As shown below, two student IDs now point to the same name, which is clearly incorrect. We call this situation, where multiple inputs map to the same output, a <u>hash collision</u>.

![Hash collision example](hash_map.assets/hash_collision.png)

It's easy to see that the larger the hash table capacity $n$, the lower the probability that multiple `key`s will be assigned to the same bucket, and the fewer collisions. Therefore, **we can reduce hash collisions by expanding the hash table**.

As shown in the figure below, before expansion, the key-value pairs `(136, A)` and `(236, D)` collided, but after expansion, the collision disappears.

![Hash table resizing](hash_map.assets/hash_table_reshash.png)

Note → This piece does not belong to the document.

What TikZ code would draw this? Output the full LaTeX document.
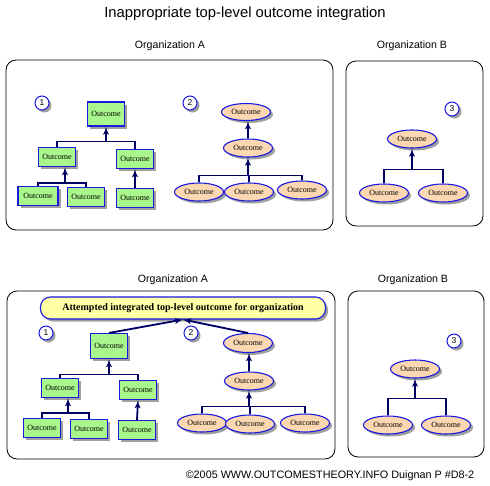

Like resizing an array, resizing a hash table requires migrating all key-value pairs from the original table to the new table, which is expensive. In addition, because the hash table capacity `capacity` changes, we must recompute the storage location of every key-value pair using the hash function, which further increases the cost of resizing. For this reason, programming languages typically reserve a sufficiently large hash table capacity to avoid frequent resizing.

The <u>load factor</u> is an important concept in hash tables. It is defined as the number of elements in the hash table divided by the number of buckets and is used to measure the severity of hash collisions. **It is also commonly used as a threshold for triggering hash table resizing**. For example, in Java, when the load factor exceeds $0.75$, the system expands the hash table to twice its original size.